**Information provided**.
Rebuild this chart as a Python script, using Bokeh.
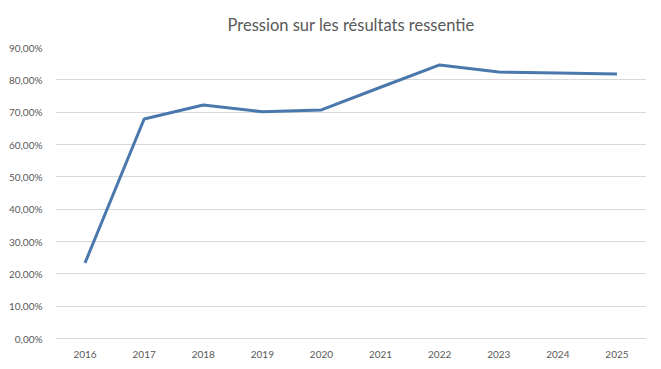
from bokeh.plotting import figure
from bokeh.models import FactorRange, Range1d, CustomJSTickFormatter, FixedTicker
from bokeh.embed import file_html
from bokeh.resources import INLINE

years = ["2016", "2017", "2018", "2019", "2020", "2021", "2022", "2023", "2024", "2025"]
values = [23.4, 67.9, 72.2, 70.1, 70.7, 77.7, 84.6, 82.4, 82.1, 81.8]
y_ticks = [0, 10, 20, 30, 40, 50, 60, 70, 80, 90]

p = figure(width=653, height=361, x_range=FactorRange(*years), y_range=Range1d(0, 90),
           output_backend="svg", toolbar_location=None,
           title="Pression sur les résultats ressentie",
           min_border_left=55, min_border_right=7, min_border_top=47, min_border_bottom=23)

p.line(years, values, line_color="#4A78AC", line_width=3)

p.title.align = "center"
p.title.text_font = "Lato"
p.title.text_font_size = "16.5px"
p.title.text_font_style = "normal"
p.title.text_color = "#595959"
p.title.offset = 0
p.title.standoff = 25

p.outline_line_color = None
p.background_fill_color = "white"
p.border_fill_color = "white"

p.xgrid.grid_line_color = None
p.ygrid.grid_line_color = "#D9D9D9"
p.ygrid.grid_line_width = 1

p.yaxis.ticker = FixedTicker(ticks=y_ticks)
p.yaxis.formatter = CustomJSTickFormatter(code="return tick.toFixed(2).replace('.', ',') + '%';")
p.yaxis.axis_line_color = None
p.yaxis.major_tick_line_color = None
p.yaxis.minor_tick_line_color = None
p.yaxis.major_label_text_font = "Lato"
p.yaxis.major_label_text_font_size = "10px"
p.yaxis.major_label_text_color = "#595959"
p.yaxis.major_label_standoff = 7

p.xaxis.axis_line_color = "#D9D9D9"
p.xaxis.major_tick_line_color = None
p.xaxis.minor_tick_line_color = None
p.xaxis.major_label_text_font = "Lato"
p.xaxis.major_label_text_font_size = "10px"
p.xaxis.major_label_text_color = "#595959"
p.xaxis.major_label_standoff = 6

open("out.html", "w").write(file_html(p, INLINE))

**Description of the task**.
Retype the whole listing exactly and leave the pictures out.

**Full answer**.
Rebuild this chart as a Python script, using Bokeh.
from bokeh.plotting import figure
from bokeh.models import FactorRange, Range1d, CustomJSTickFormatter, FixedTicker
from bokeh.embed import file_html
from bokeh.resources import INLINE

years = ["2016", "2017", "2018", "2019", "2020", "2021", "2022", "2023", "2024", "2025"]
values = [23.4, 67.9, 72.2, 70.1, 70.7, 77.7, 84.6, 82.4, 82.1, 81.8]
y_ticks = [0, 10, 20, 30, 40, 50, 60, 70, 80, 90]

p = figure(width=653, height=361, x_range=FactorRange(*years), y_range=Range1d(0, 90),
           output_backend="svg", toolbar_location=None,
           title="Pression sur les résultats ressentie",
           min_border_left=55, min_border_right=7, min_border_top=47, min_border_bottom=23)

p.line(years, values, line_color="#4A78AC", line_width=3)

p.title.align = "center"
p.title.text_font = "Lato"
p.title.text_font_size = "16.5px"
p.title.text_font_style = "normal"
p.title.text_color = "#595959"
p.title.offset = 0
p.title.standoff = 25

p.outline_line_color = None
p.background_fill_color = "white"
p.border_fill_color = "white"

p.xgrid.grid_line_color = None
p.ygrid.grid_line_color = "#D9D9D9"
p.ygrid.grid_line_width = 1

p.yaxis.ticker = FixedTicker(ticks=y_ticks)
p.yaxis.formatter = CustomJSTickFormatter(code="return tick.toFixed(2).replace('.', ',') + '%';")
p.yaxis.axis_line_color = None
p.yaxis.major_tick_line_color = None
p.yaxis.minor_tick_line_color = None
p.yaxis.major_label_text_font = "Lato"
p.yaxis.major_label_text_font_size = "10px"
p.yaxis.major_label_text_color = "#595959"
p.yaxis.major_label_standoff = 7

p.xaxis.axis_line_color = "#D9D9D9"
p.xaxis.major_tick_line_color = None
p.xaxis.minor_tick_line_color = None
p.xaxis.major_label_text_font = "Lato"
p.xaxis.major_label_text_font_size = "10px"
p.xaxis.major_label_text_color = "#595959"
p.xaxis.major_label_standoff = 6

open("out.html", "w").write(file_html(p, INLINE))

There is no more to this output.